An important aspect in the development of small molecules as drugs or agro-chemicals is their systemic availability after intravenous and oral administration. The prediction of the systemic availability from the chemical structure of a potential candidate is highly desirable, as it allows to focus the drug or agrochemical development on compounds with a favorable kinetic profile. However, such pre-dictions are challenging as the availability is the result of the complex interplay between molecular properties, biology and physiology and training data is rare. In this work we improve the hybrid model developed earlier [1]. We reduce the median fold change error for the total oral exposure from 2.85 to 2.35 and for intravenous administration from 1.95 to 1.62. This is achieved by training on a larger data set, improving the neural network architecture as well as the parametrization of mechanistic model. Further, we extend our approach to predict additional endpoints and to handle different covariates, like sex and dosage form. In contrast to a pure machine learning model, our model is able to predict new end points on which it has not been trained. We demonstrate this feature by predicting the exposure over the first 24h, while the model has only been trained on the total exposure.

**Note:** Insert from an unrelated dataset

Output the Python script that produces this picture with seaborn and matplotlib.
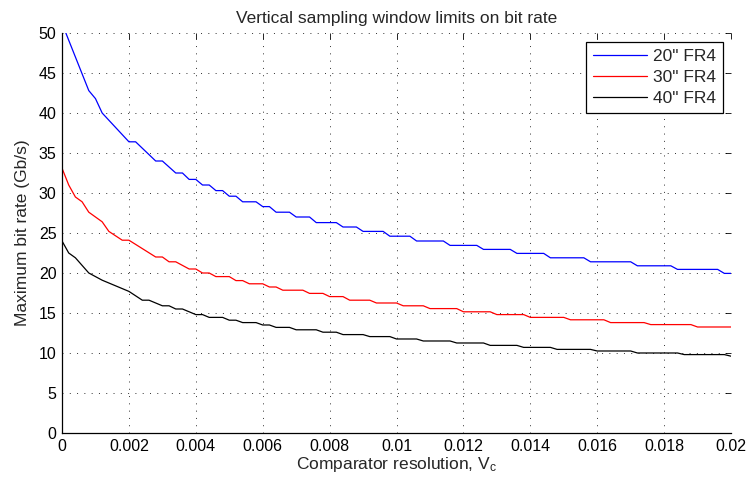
import matplotlib
matplotlib.use("Agg")
import matplotlib.pyplot as plt
import seaborn as sns
import pandas as pd

# Vertices of each bit-rate curve (comparator resolution in V, bit rate in Gb/s)
fr4_20_x = [0, 0.0008, 0.001, 0.0012, 0.002, 0.0022, 0.0028, 0.003, 0.0034, 0.0036,
            0.0038, 0.004, 0.0042, 0.0044, 0.0046, 0.0048, 0.005, 0.0052, 0.0054, 0.0058,
            0.006, 0.0062, 0.0064, 0.0068, 0.007, 0.0074, 0.0076, 0.0082, 0.0084, 0.0088,
            0.009, 0.0096, 0.0098, 0.0104, 0.0106, 0.0114, 0.0116, 0.0124, 0.0126, 0.0134,
            0.0136, 0.0144, 0.0146, 0.0156, 0.0158, 0.017, 0.0172, 0.0182, 0.0184, 0.0196,
            0.0198, 0.02]
fr4_20_y = [51.2, 42.8, 41.8, 40.0, 36.4, 36.4, 34.0, 34.0, 32.5, 32.5,
            31.7, 31.7, 31.0, 31.0, 30.3, 30.3, 29.6, 29.6, 28.9, 28.9,
            28.3, 28.3, 27.6, 27.6, 27.0, 27.0, 26.3, 26.3, 25.75, 25.75,
            25.2, 25.2, 24.6, 24.6, 24.0, 24.0, 23.45, 23.45, 22.95, 22.95,
            22.45, 22.45, 21.9, 21.9, 21.4, 21.4, 20.9, 20.9, 20.45, 20.45,
            19.95, 19.95]

fr4_30_x = [0, 0.0002, 0.0004, 0.0006, 0.0008, 0.0012, 0.0014, 0.0018, 0.002, 0.0028,
            0.003, 0.0032, 0.0034, 0.0038, 0.004, 0.0042, 0.0044, 0.0046, 0.005, 0.0052,
            0.0054, 0.0056, 0.006, 0.0062, 0.0064, 0.0066, 0.0072, 0.0074, 0.0078, 0.008,
            0.0084, 0.0086, 0.0092, 0.0094, 0.01, 0.0102, 0.0108, 0.011, 0.0118, 0.012,
            0.0128, 0.013, 0.0138, 0.014, 0.015, 0.0152, 0.0162, 0.0164, 0.0174, 0.0176,
            0.0188, 0.019, 0.02]
fr4_30_y = [33.1, 31.0, 29.5, 28.9, 27.6, 26.4, 25.2, 24.1, 24.1, 22.0,
            22.0, 21.4, 21.4, 20.5, 20.5, 20.0, 20.0, 19.55, 19.55, 19.05,
            19.05, 18.65, 18.65, 18.25, 18.25, 17.85, 17.85, 17.45, 17.45, 17.05,
            17.05, 16.6, 16.6, 16.25, 16.25, 15.9, 15.9, 15.55, 15.55, 15.15,
            15.15, 14.8, 14.8, 14.45, 14.45, 14.15, 14.15, 13.8, 13.8, 13.55,
            13.55, 13.25, 13.25]

fr4_40_x = [0, 0.0002, 0.0004, 0.0008, 0.0012, 0.002, 0.0024, 0.0026, 0.003, 0.0032,
            0.0034, 0.0036, 0.004, 0.0042, 0.0044, 0.0048, 0.005, 0.0052, 0.0054, 0.0058,
            0.006, 0.0062, 0.0064, 0.0068, 0.007, 0.0076, 0.0078, 0.0082, 0.0084, 0.009,
            0.0092, 0.0098, 0.01, 0.0106, 0.0108, 0.0116, 0.0118, 0.0126, 0.0128, 0.0136,
            0.0138, 0.0146, 0.0148, 0.0158, 0.016, 0.017, 0.0172, 0.0184, 0.0186, 0.0198,
            0.02]
fr4_40_y = [24.0, 22.5, 21.9, 20.0, 19.1, 17.7, 16.6, 16.6, 15.9, 15.9,
            15.5, 15.5, 14.8, 14.8, 14.45, 14.45, 14.1, 14.1, 13.8, 13.8,
            13.5, 13.5, 13.2, 13.2, 12.9, 12.9, 12.6, 12.6, 12.3, 12.3,
            12.05, 12.05, 11.75, 11.75, 11.5, 11.5, 11.25, 11.25, 10.95, 10.95,
            10.7, 10.7, 10.45, 10.45, 10.25, 10.25, 10.0, 10.0, 9.8, 9.8,
            9.6]

series_names = ['20" FR4', '30" FR4', '40" FR4']
series_colors = ["#0000ff", "#ff0000", "#000000"]

x_ticks = [0, 0.002, 0.004, 0.006, 0.008, 0.01, 0.012, 0.014, 0.016, 0.018, 0.02]
x_tick_labels = ["0", "0.002", "0.004", "0.006", "0.008", "0.01", "0.012",
                 "0.014", "0.016", "0.018", "0.02"]
y_ticks = [0, 5, 10, 15, 20, 25, 30, 35, 40, 45, 50]

frames = []
for name, xs, ys in zip(series_names,
                        [fr4_20_x, fr4_30_x, fr4_40_x],
                        [fr4_20_y, fr4_30_y, fr4_40_y]):
    frames.append(pd.DataFrame({"vc": xs, "rate": ys, "line": name}))
df = pd.concat(frames, ignore_index=True)

sns.set_style("white")
plt.rcParams["font.family"] = ["Liberation Sans", "DejaVu Sans"]
plt.rcParams["mathtext.default"] = "regular"

fig = plt.figure(figsize=(7.5, 4.82), dpi=100)
ax = fig.add_axes([0.0827, 0.1017, 0.892, 0.8298])

sns.lineplot(data=df, x="vc", y="rate", hue="line", hue_order=series_names,
             palette=dict(zip(series_names, series_colors)),
             estimator=None, sort=False, linewidth=0.9, ax=ax)

ax.set_xlim(0, 0.02)
ax.set_ylim(0, 50)
ax.set_xticks(x_ticks)
ax.set_xticklabels(x_tick_labels)
ax.set_yticks(y_ticks)

ax.grid(True, color="#303030", linestyle=(0, (1, 6.5)), linewidth=0.7)
for side in ("top", "right"):
    ax.spines[side].set_visible(False)
for side in ("left", "bottom"):
    ax.spines[side].set_color("black")
    ax.spines[side].set_linewidth(0.9)
ax.tick_params(direction="in", length=4, width=0.6, colors="black",
               labelsize=11.5, top=True, right=True, pad=4)

ax.set_title("Vertical sampling window limits on bit rate", fontsize=12.5, pad=7)
ax.set_xlabel(r"Comparator resolution, $V_c$", fontsize=12.5, labelpad=1)
ax.set_ylabel("Maximum bit rate (Gb/s)", fontsize=12.5, labelpad=6)

leg = ax.legend(loc="upper right", bbox_to_anchor=(0.988, 0.978), borderaxespad=0,
                fontsize=12.5, frameon=True, fancybox=False, framealpha=1,
                edgecolor="black", handlelength=3.1, handletextpad=0.35,
                borderpad=0.42, labelspacing=0.33)
leg.get_frame().set_linewidth(0.9)

fig.savefig("out.png", dpi=100)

翻译：在开发作为药物或农用化学品的小分子过程中，其经静脉和口服给药后的系统暴露量是重要考量因素。从候选化合物的化学结构预测系统暴露量极具价值，因为这能使药物或农用化学品开发聚焦于具有良好动力学特征的化合物。然而，此类预测面临挑战，因为暴露量是分子性质、生物学与生理学之间复杂相互作用的结果，且训练数据稀缺。本研究改进了前期开发的混合模型[1]，通过使用更大规模数据集训练、优化神经网络架构及改进机制模型的参数化方法，将口服总暴露量的中位数倍变化误差从2.85降至2.35，静脉给药误差从1.95降至1.62。此外，我们扩展了该方法以预测额外终点并处理不同协变量（如性别和剂型）。与纯机器学习模型不同，本模型能够预测未训练过的新终点——我们通过仅训练于总暴露量的模型预测前24小时暴露量，验证了这一特性。